Retype all material exactly. Pictures stay out of the copy.

SOURCE DATA:
____

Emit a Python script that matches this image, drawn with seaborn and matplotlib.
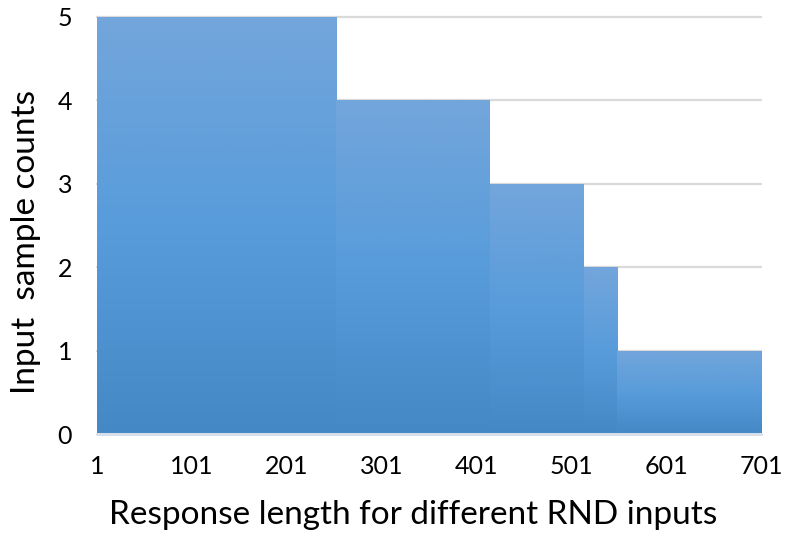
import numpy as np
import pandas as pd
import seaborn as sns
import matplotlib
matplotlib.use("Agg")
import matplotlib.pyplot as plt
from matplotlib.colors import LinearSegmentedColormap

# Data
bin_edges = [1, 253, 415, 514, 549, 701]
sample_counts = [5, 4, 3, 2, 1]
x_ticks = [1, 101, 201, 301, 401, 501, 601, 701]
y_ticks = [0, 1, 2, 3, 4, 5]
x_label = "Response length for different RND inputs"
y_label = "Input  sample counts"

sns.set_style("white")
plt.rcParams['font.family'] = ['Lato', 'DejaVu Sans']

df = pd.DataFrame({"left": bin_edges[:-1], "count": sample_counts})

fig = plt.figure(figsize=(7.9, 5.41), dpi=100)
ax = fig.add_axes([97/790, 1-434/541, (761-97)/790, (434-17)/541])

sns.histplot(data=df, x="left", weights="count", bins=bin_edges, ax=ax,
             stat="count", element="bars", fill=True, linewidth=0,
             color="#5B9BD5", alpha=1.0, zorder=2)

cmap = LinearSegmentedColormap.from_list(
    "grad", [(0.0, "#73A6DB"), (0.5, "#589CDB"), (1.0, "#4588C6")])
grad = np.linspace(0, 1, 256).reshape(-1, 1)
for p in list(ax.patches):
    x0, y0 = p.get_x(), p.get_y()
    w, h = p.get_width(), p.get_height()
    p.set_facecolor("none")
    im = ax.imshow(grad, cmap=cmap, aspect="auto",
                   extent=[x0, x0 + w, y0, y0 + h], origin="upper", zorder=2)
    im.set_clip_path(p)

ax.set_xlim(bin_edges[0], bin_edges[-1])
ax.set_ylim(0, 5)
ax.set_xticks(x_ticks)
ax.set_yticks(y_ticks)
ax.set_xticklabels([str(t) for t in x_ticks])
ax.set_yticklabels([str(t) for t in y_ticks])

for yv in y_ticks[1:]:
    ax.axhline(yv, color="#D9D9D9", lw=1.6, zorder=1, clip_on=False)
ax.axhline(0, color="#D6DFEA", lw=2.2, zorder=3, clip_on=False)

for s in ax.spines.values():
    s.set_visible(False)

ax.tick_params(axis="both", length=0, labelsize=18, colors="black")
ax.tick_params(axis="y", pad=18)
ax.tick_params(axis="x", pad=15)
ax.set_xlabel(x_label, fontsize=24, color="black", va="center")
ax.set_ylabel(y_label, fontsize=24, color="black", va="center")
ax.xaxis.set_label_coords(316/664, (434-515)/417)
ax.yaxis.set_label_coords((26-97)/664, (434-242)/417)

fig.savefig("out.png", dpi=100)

____

EXPECTED ANSWER:
Emit a Python script that matches this image, drawn with seaborn and matplotlib.
import numpy as np
import pandas as pd
import seaborn as sns
import matplotlib
matplotlib.use("Agg")
import matplotlib.pyplot as plt
from matplotlib.colors import LinearSegmentedColormap

# Data
bin_edges = [1, 253, 415, 514, 549, 701]
sample_counts = [5, 4, 3, 2, 1]
x_ticks = [1, 101, 201, 301, 401, 501, 601, 701]
y_ticks = [0, 1, 2, 3, 4, 5]
x_label = "Response length for different RND inputs"
y_label = "Input  sample counts"

sns.set_style("white")
plt.rcParams['font.family'] = ['Lato', 'DejaVu Sans']

df = pd.DataFrame({"left": bin_edges[:-1], "count": sample_counts})

fig = plt.figure(figsize=(7.9, 5.41), dpi=100)
ax = fig.add_axes([97/790, 1-434/541, (761-97)/790, (434-17)/541])

sns.histplot(data=df, x="left", weights="count", bins=bin_edges, ax=ax,
             stat="count", element="bars", fill=True, linewidth=0,
             color="#5B9BD5", alpha=1.0, zorder=2)

cmap = LinearSegmentedColormap.from_list(
    "grad", [(0.0, "#73A6DB"), (0.5, "#589CDB"), (1.0, "#4588C6")])
grad = np.linspace(0, 1, 256).reshape(-1, 1)
for p in list(ax.patches):
    x0, y0 = p.get_x(), p.get_y()
    w, h = p.get_width(), p.get_height()
    p.set_facecolor("none")
    im = ax.imshow(grad, cmap=cmap, aspect="auto",
                   extent=[x0, x0 + w, y0, y0 + h], origin="upper", zorder=2)
    im.set_clip_path(p)

ax.set_xlim(bin_edges[0], bin_edges[-1])
ax.set_ylim(0, 5)
ax.set_xticks(x_ticks)
ax.set_yticks(y_ticks)
ax.set_xticklabels([str(t) for t in x_ticks])
ax.set_yticklabels([str(t) for t in y_ticks])

for yv in y_ticks[1:]:
    ax.axhline(yv, color="#D9D9D9", lw=1.6, zorder=1, clip_on=False)
ax.axhline(0, color="#D6DFEA", lw=2.2, zorder=3, clip_on=False)

for s in ax.spines.values():
    s.set_visible(False)

ax.tick_params(axis="both", length=0, labelsize=18, colors="black")
ax.tick_params(axis="y", pad=18)
ax.tick_params(axis="x", pad=15)
ax.set_xlabel(x_label, fontsize=24, color="black", va="center")
ax.set_ylabel(y_label, fontsize=24, color="black", va="center")
ax.xaxis.set_label_coords(316/664, (434-515)/417)
ax.yaxis.set_label_coords((26-97)/664, (434-242)/417)

fig.savefig("out.png", dpi=100)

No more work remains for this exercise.